Clarietta Chagwiza1, Nyankomo Marwa2, Farai Kapfudzaruwa1

1University of Pretoria, Future Africa, South Africa
2Stellenbosch Business School, Development Finance, South Africa


Abstract


Countries are under pressure to meet goals such as the United Nations (UN) 2030 Agenda for the sustainable development goals (SDGs) and the African Union’s Agenda 2063. As a result, developing countries, particularly in Africa, make considerable efforts to bring in more foreign direct investment (FDI) to stimulate economic growth, which in turn influences the interlinked goals and targets. However, ample evidence exists that shows that in as much as FDI is critical in promoting economic growth, it can have negative (environmental) impacts on the host economies. African countries, including South Africa, are well-endowed with natural resources and cheap labour that makes them targets for foreign and transnational investors. This, however, may lead to resource depletion posing huge negative implications on the economies. Environmental degradation implications are massive for Africa since the continent’s wealth is heavily reliant on natural resources and its conservation.

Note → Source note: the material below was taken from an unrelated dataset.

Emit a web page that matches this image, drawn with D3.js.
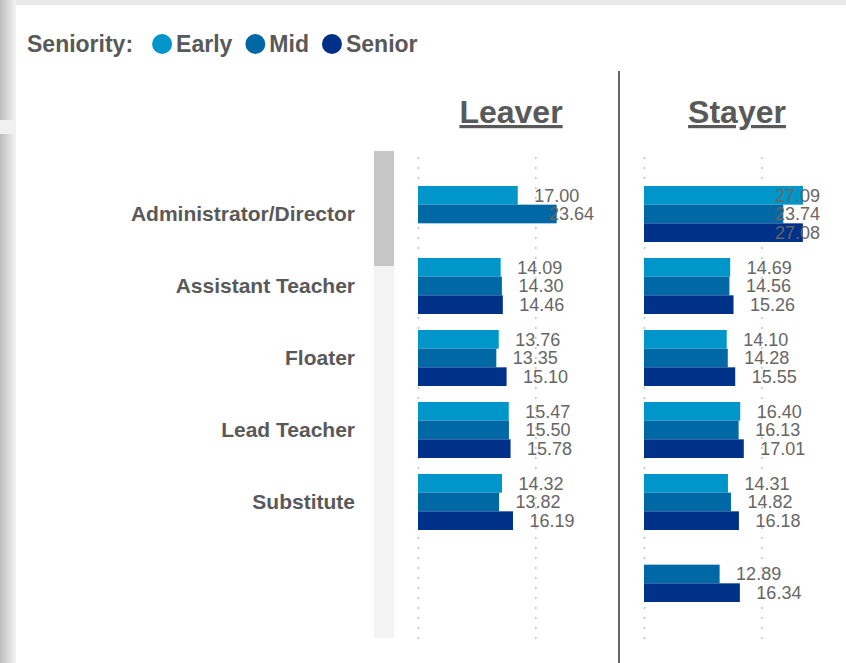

This paper uses time series data spanning 1971–2016 to investigate the impact of foreign direct investment (FDI) on environmental sustainability in South Africa. Two proxies of environmental sustainability are used: carbon dioxide (CO2) emissions and natural resource depletion (NRD). The autoregressive distributed lag (ARDL) was employed for analysis. The Augmented Dickey–Fuller confirmed a mixed nature of integration of the series, i.e. I(0) and I(1) among the variables. The bounds testing results revealed that cointegration exists among the variables when NRD is the dependent variable. No cointegration existed among the variables with CO2 as the dependent variable. With NRD as a dependent variable, the ARDL results revealed that in the long run, FDI and domestic investment negatively impacted on the environment. In the short run, FDI was found to also contribute to environmental degradation. When CO2 was used as the dependent variable, it was found that FDI significantly promotes environmental sustainability, while GDP led to higher CO2 emissions. The findings of this study can potentially inform policy on the importance of ensuring that the country accrues optimal benefits from FDI inflows while ensuring environmental sustainability for future generations.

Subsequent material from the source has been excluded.